Marchand de catastrophes est une profession sans risques. Ainsi, tous ceux qui annoncent la disparition de l'euro et de l'eurozone, même si cela n'arrive pas, répéteront qu'il suffit d'attendre; et si l'euro disparaissait, ils l'auront annoncé. Mais les catastrophes n'étant jamais certaines, même en économie, on rappellera ici pour quelles raisons l'euro n'est pas vraiment menacé.

Tout d'abord, la valeur d'une monnaie ne dépend pas de ceux qui l'emploient, mais de celui qui la gère: en l'occurrence la Banque européenne à Francfort. Or, celle-ci a fait la preuve, depuis 14 ans, d'une gestion rigoureuse et du respect de sa charte qui l'oblige à maintenir la stabilité monétaire. Alors que cette banque était fort controversée avant la crise financière mondiale de 2008, elle ne l'est plus vraiment: lors de la récente campagne présidentielle en France, aucun des deux candidats n'a contesté l'indépendance de la Banque, à l'inverse de la campagne de 2005 où la gauche et la droite s'entendaient pour attaquer et la Banque, et l'euro.

En conséquence, deuxième argument, les opérateurs financiers, les marchés, persistent à faire confiance à l'euro: en dépit des Cassandre, la valeur de l'euro sur ces marchés varie peu par rapport aux autres devises.
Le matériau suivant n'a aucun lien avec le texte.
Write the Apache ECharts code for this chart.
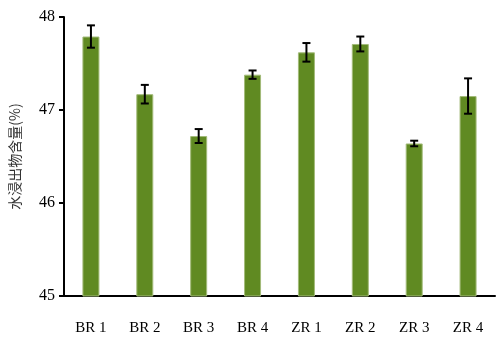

Depuis sa création, l'euro est plus stable que ne le fut le deutsche mark avant l'euro. Wall Street feint de s'inquiéter, mais acquiert des euros tout de même; les États européens les plus endettés parviennent toujours à placer leurs bons du trésor, fut-ce à des taux d'intérêt élevés pour l'Espagne et l'Italie.
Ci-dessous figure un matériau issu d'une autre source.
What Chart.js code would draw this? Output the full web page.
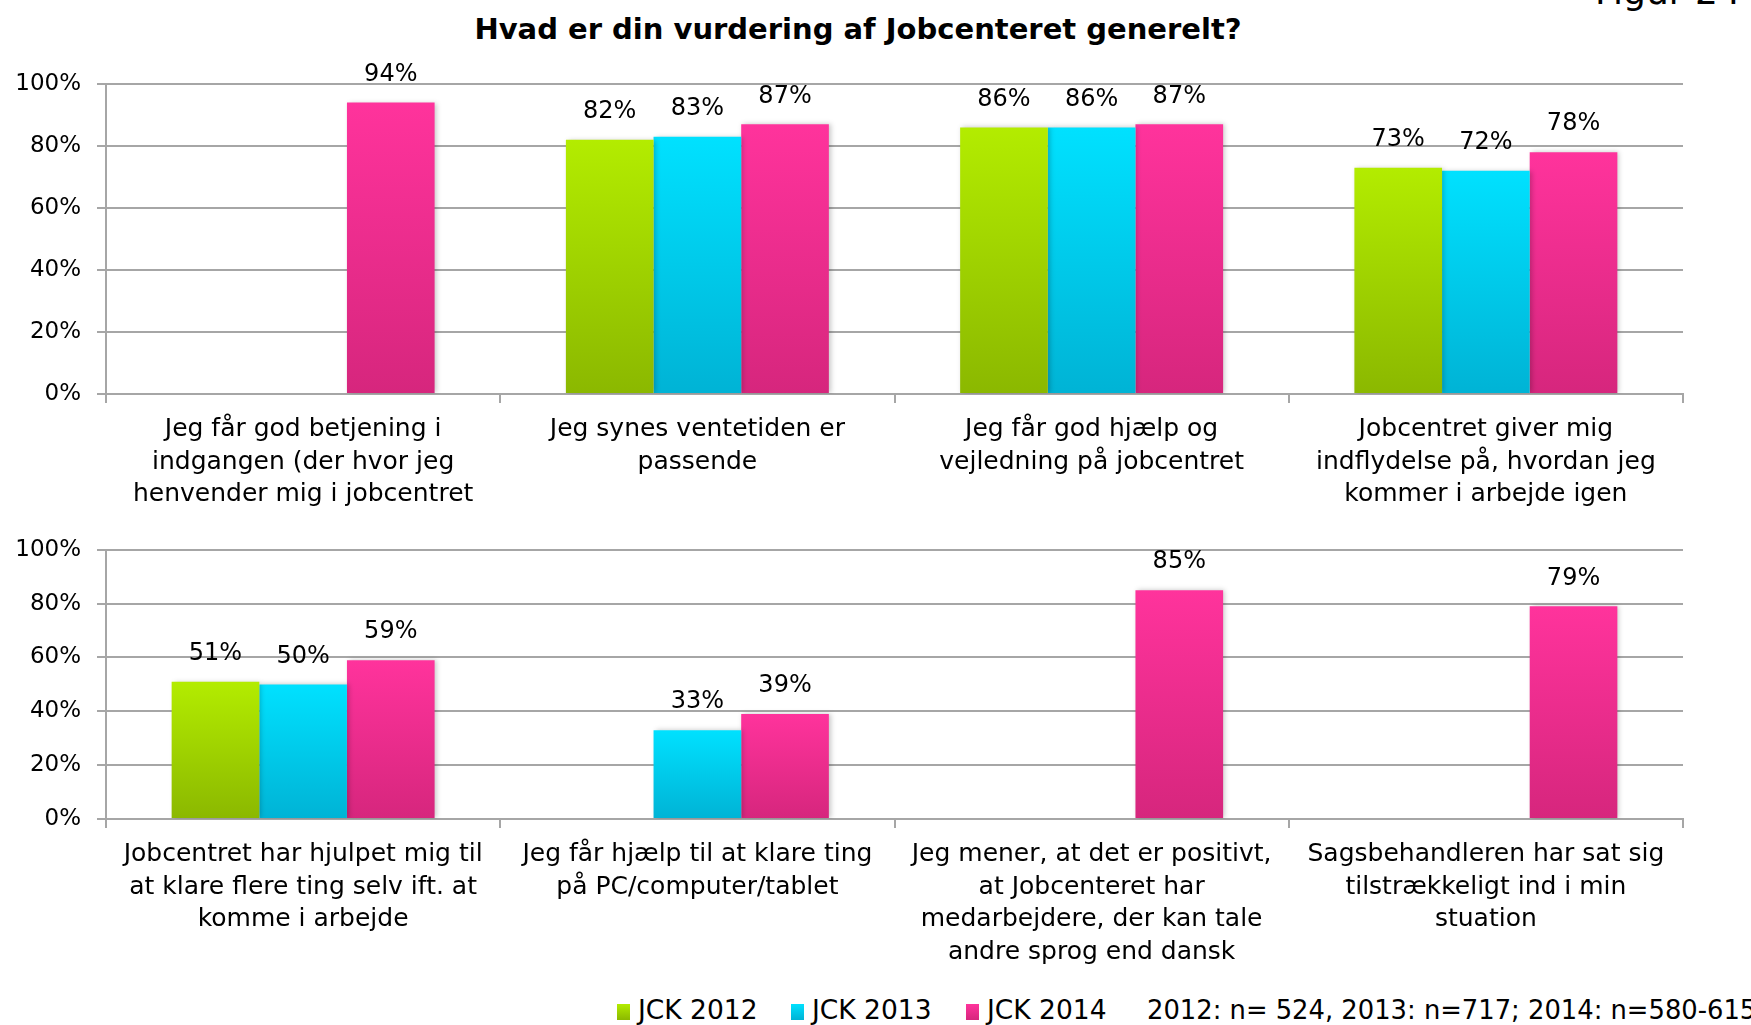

Grâce donc à l'indépendance de la Banque de Francfort, les dettes excessives de certains États européens ne menacent pas la monnaie commune. Ajoutons que cette monnaie est utilisée chaque jour par 330 millions d'Européens, ce qui atténue le risque de sa disparition: rares sont les Européens qui envisageant de sortir de l'eurozone, hormis quelques partis extrémistes. Les candidats pour entrer dans l'eurozone, les Polonais en particulier, s'avèrent plus nombreux que ceux qui envisagent d'en sortir.

L'eurozone enfin, prise dans sa totalité, dispose de suffisamment de ressources pour renflouer les cigales méridionales. Le débat véritable ne porte pas sur la pérennité de l'eurozone, mais sur la répartition des dettes dans une Union qui ne dispose pas d'une autorité commune, mais exige le consensus. À terme, parions, sans risque excessif, que les contribuables de l'Europe du Nord finiront par payer pour les contribuables de l'Europe du Sud, à condition que ceux-ci acceptent de participer - un peu - à cet effort collectif.

On paiera pour l'euro et pour l'Europe. Ce qui par-dessus tout protège l'euro, souvent mal compris en Amérique du Nord, est le projet européen en soi dont l'euro n'est qu'un mécanisme technique. L'Union européenne est le seul véritable projet politique qui vaille pour tous les dirigeants européens: reculer sur l'euro reviendrait à défaire l'oeuvre majeure de l'après-Deuxième Guerre mondiale. On envisagera donc que le dysfonctionnement actuel de l'eurozone conduira à la création, à terme, d'une autorité budgétaire commune; la crise en révèle l'absolue nécessité. Cette autorité fédérale fera de l'euro une monnaie d'échange et de réserve comparable au dollar américain. Ce pourquoi nombre d'économistes aux États-Unis souhaitent la disparition de l'euro, dissimulant leur crainte de la concurrence derrière des pseudo-arguments scientifiques: ces commentateurs qui feignent de s'inquiéter pour l'euro sont en vérité soucieux de préserver la prééminence du dollar américain et la suprématie de Wall Street.